I would not have the church compromise one hair's-breadth with sin. Better that she should err in excessive stringency. But I would have her gain a new vantage ground by being simply true, and not proclaiming unmixed evil, where evil and good are blended in liberal proportions. By not undertaking the task of extermination, where her duty is that of discrimination. The moment she begins upon the principle of analyzing these mixed elements, casting only the bad away, and using, developing and enjoying the good, that moment she mounts to a point from which she can regulate any matter which falls under her jurisdiction. And to be thus true, she must go direct to Christ. His word and example are conclusive, and we may safely preach what we find there. Do we find any such principle of repression as the church has preached for years past? No; we find abuse condemned, and use allowed and approved. The Savior is at the hilarious merry-making of the marriage, contributing to the festivity. His own parable is on record, bidding men put the gospel into all the forms and developments of life, to refine and fit them for human enjoyment. The long list of exceptions with which men are forbidden to bring the gospel leaven into contact has been added by men, not by Christ. He was condemned for the very same reason for which hundreds condemn a so called liberal Christian to-day; because he used the world which other men used, and thought it not necessary to abstain from use because others abused. These teachings are there if anything is there. They are for all time. The conditions of no age can justify Christians in refusing to preach and to apply them just as they stand. Nine-tenths of the really sinful indulgence over which the church is mourning to-day, is simply because of the failure to do this faithfully. Because good men have been startled by the magnitude and power of evil, and have been too timid to meet it with methods which seemed so slow, and which even gave room for the charge of compromise. In being wiser than her Lord, the church has drawn the reins too tightly, and the results speak for themselves. Much is said about expediency; and Paul's words about meat offending his brother, have been saddled with more burdens than any ten other passages of scripture; but after all, the result proves simply this, that it is always most expedient to follow Christ implicitly.

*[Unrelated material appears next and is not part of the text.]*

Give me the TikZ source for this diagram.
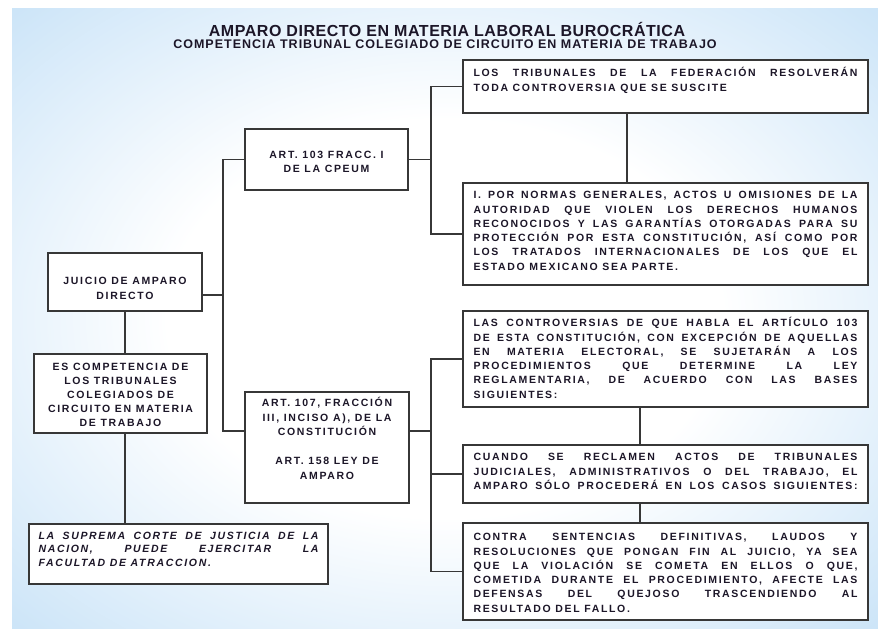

I would, moreover, that the church in dealing with this question, would consent to meddle less with its details, and leave them more where they properly belong, with the individual conscience. No one man can decide these things for another. No man has a right to insist that his standard of expediency shall be his brother's. Where God's law is explicit, both are bound alike. When it throws a decision upon conscience, neither has a right to complain if the paths diverge. Both paths may not be right, but to his own Master shall each traveler stand or fall.

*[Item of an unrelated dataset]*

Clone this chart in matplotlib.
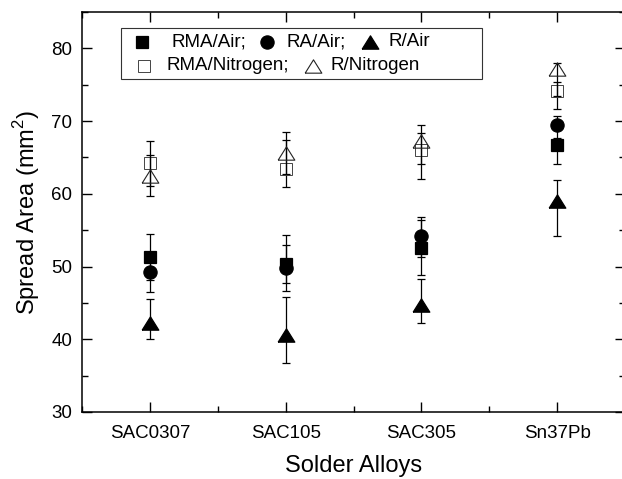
import matplotlib
matplotlib.use("Agg")
import matplotlib.pyplot as plt
from matplotlib.lines import Line2D
from matplotlib.offsetbox import (AnchoredOffsetbox, DrawingArea, HPacker,
                                  TextArea, VPacker)
from matplotlib.ticker import MultipleLocator

plt.rcParams['font.family'] = ['Liberation Sans', 'DejaVu Sans']
plt.rcParams['mathtext.fontset'] = 'custom'
plt.rcParams['mathtext.rm'] = 'Liberation Sans'

alloys = ["SAC0307", "SAC105", "SAC305", "Sn37Pb"]

# mean spread area (mm^2) and lower / upper error
rma_air = [51.3, 50.3, 52.6, 66.7]
rma_air_lo = [3.2, 2.5, 3.8, 2.6]
rma_air_hi = [3.2, 4.0, 3.8, 1.0]

ra_air = [49.2, 49.8, 54.2, 69.5]
ra_air_lo = [2.7, 3.2, 2.9, 1.9]
ra_air_hi = [2.7, 3.2, 2.6, 1.2]

r_air = [42.2, 40.6, 44.7, 59.0]
r_air_lo = [2.1, 3.8, 2.5, 4.8]
r_air_hi = [3.3, 5.2, 3.6, 2.9]

rma_n2 = [64.2, 63.4, 66.0, 74.2]
rma_n2_lo = [3.1, 2.4, 3.9, 2.6]
rma_n2_hi = [3.1, 4.0, 3.5, 1.2]

r_n2 = [62.5, 65.6, 67.3, 77.1]
r_n2_lo = [2.8, 2.9, 3.2, 3.7]
r_n2_hi = [2.8, 2.9, 1.0, 0.9]

x = list(range(1, len(alloys) + 1))

# flatter triangle, like the Origin one
tri = [(-1, -0.8), (1, -0.8), (0, 0.8), (-1, -0.8)]

fig = plt.figure(figsize=(6.22, 4.79), dpi=100)
ax = fig.add_axes([82 / 622, 1 - 412 / 479, 543 / 622, 400 / 479])

series = [
    (rma_n2, rma_n2_lo, rma_n2_hi, 's', 8.5, 'none', '#444444', 0.7, 'RMA/Nitrogen;'),
    (r_n2, r_n2_lo, r_n2_hi, tri, 12, 'none', '#222222', 0.8, 'R/Nitrogen'),
    (rma_air, rma_air_lo, rma_air_hi, 's', 8.5, 'black', 'black', 0.9, 'RMA/Air;'),
    (ra_air, ra_air_lo, ra_air_hi, 'o', 9.5, 'black', 'black', 0.9, 'RA/Air;'),
    (r_air, r_air_lo, r_air_hi, tri, 12, 'black', 'black', 0.9, 'R/Air'),
]
handles = {}
for vals, lo, hi, mk, ms, fc, ec, mw, label in series:
    ax.errorbar(x, vals, yerr=[lo, hi], fmt='none', ecolor='black',
                elinewidth=0.9, capsize=3, capthick=0.9)
    ax.plot(x, vals, ls='none', marker=mk, ms=ms, mfc=fc, mec=ec, mew=mw)
    handles[label] = (mk, ms, fc, ec, mw)

ax.set_xlim(0.5, 4.5)
ax.set_ylim(30, 85)
ax.set_xticks(x)
ax.set_xticklabels(alloys)
ax.xaxis.set_minor_locator(MultipleLocator(0.5))
ax.yaxis.set_minor_locator(MultipleLocator(5))
ax.set_yticks([30, 40, 50, 60, 70, 80])
ax.tick_params(which='both', direction='in', top=True, right=True,
               labelsize=13.5, width=1)
ax.tick_params(which='major', length=7)
ax.tick_params(which='minor', length=4)
ax.tick_params(axis='x', pad=9)
ax.tick_params(axis='y', pad=7)
for s in ax.spines.values():
    s.set_linewidth(1.1)

ax.set_xlabel("Solder Alloys", fontsize=17, labelpad=10)
ax.set_ylabel(r"Spread Area (mm$^2$)", fontsize=17, labelpad=7)

PX = 0.72  # points per pixel at 100 dpi


def legend_item(label, before, after):
    mk, ms, fc, ec, mw = handles[label]
    da = DrawingArea((before + after) * PX, 14, 0, 0)
    da.add_artist(Line2D([before * PX], [7], marker=mk, ms=ms, mfc=fc,
                         mec=ec, mew=mw, ls='none'))
    return [da, TextArea(label, textprops=dict(fontsize=13.5))]


def spacer(w):
    return DrawingArea(w * PX, 14, 0, 0)


row1 = HPacker(children=legend_item('RMA/Air;', 17, 29)
               + legend_item('RA/Air;', 21, 19)
               + legend_item('R/Air', 25, 18) + [spacer(48)],
               sep=0, align='center', pad=0)
row2 = HPacker(children=legend_item('RMA/Nitrogen;', 19, 22)
               + legend_item('R/Nitrogen', 24, 18),
               sep=0, align='center', pad=0)
box = VPacker(children=[row1, row2], sep=3, align='left', pad=0)
leg = AnchoredOffsetbox(loc='upper left', child=box, pad=0.3, borderpad=0,
                        frameon=True, bbox_to_anchor=(0.072, 0.96),
                        bbox_transform=ax.transAxes)
leg.patch.set_linewidth(0.8)
leg.patch.set_edgecolor('#333333')
ax.add_artist(leg)

fig.savefig("out.png", dpi=100)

The church, indeed, can do better than to busy herself with such details, or, to speak more correctly, she can deal with them much more successfully by shifting her point of power from the circumference to the centre. Her duty in this case will be very much simplified and lightened, if she will give more attention to the springs of Christian life, to the conformity of the heart to the mind and will of Christ, to fostering an enthusiastic devotion to him. Then these details and distinctions will mostly take care of themselves. The church has lacked faith in the regulative power of this principle, and has sought to supply its assumed defects by innumerable special provisions; and the consequent tendency of this course has been to fetter Christian individuality, and to insist that love to Christ should express itself only in such modes as the church might prescribe. Hence the sentiment often expressed, a true Christian will have no taste for these things. But here again the whole question is begged. You do not know, you cannot know what affinities a Christian life may develop. All that you can with any confidence assert is the general fact that he will love all that is good, acceptable, perfect, and hate all that is essentially evil. As to other matters, things whose moral value arises entirely from circumstances, a love to Christ as sincere and as ardent as yours, may lead him in a direction the very opposite of yours. Therefore it will be more in the interest of a true Christian individuality, of a higher and more generous Christian manhood, for the church to throw the soul more on its love to Christ as the great regulative principle. Let her probe the hearts committed to her, deeply for this. Let her strengthen this sentiment by every possible safeguard. Let her urge her members earnestly to higher attainments in this, and her difficulties in the regulation of the amusement question, and of every similar question will, in a great degree, disappear. Her courts will be full of the richest developments of grace, the most varied activities, the most glorious examples of that wondrous unity in diversity which Christianity alone displays.
Might not the church, moreover, profitably ask herself if there be not a positive duty toward these much abused things, as well as a privilege of letting them alone? If a thing has good in it, does Christ teach that our duty to it is discharged in letting it alone for the sake of the evil mixed with it? That is the easier way, I know. It is a good deal easier to throw overboard good and evil together, than to separate them carefully and to develop the good into a power. But if easier, is it better? I cannot avoid quoting just here the exquisite words of Trench on the Marriage at Cana, as bringing out clearly our Savior's example on this point: "We need not wonder to find the Lord of life at that festival; for he came to sanctify all life, its times of joy, as its times of sorrow; _and all experience tells us that it is times of gladness, such as this was now, which especially need _ such a sanctifying power, such a presence of the Lord_. In times of sorrow the sense of God's presence comes most naturally out; in these it is in danger to be forgotten. He was there, and by his presence struck the key-note to the whole future tenor of his ministry. He should not be as another Baptist, to withdraw himself from the common paths of men, a preacher in the wilderness; but his should be at once a harder and a higher task, to mingle with and purify the common life of men, to witness for and bring out the glory which was hidden in its every relation." To the same purpose are the pertinent words of Alford: "To endeavor to evade the work which he has appointed for each man, by refusing the bounty to save the trouble of seeking the grace, is an attempt which must ever end in degradation of the individual motives and in social demoralization, whatever present apparent effects may follow its first promulgation."
"A terrible responsibility you are taking on yourself," say some to the writer. "Youth are going to perdition on your authority, pleading your word and example as a Christian minister." I have only to say I fear not to meet such before the highest of all tribunals. If any man shall, after carefully reading these four discourses, say that they give his worldly heart full license to indulge its will, I tell him to his face, he is either a fool or a hypocrite. Not proudly, I trust, but in humble reliance upon him for whose sake every line has been penned, I bow my shoulders to every morsel of responsibility which the utterance of these truths involves. No youth will go to perdition on their authority. If he shall infer the right to abuse from a plea for moderate Christian use, his perdition be on his own head. The truth I have uttered shall condemn him. If I err, God will bring this thing to nought: and I, who have erred in good faith, and with an honest conscience, shall be dealt with by a tender Savior as lovingly and leniently as I believe he will deal with those who, with equal sincerity and zeal, may possibly have erred in so presenting to youth a gospel of light and joy and freedom, as to make some of them prefer the risk of perdition to embracing it.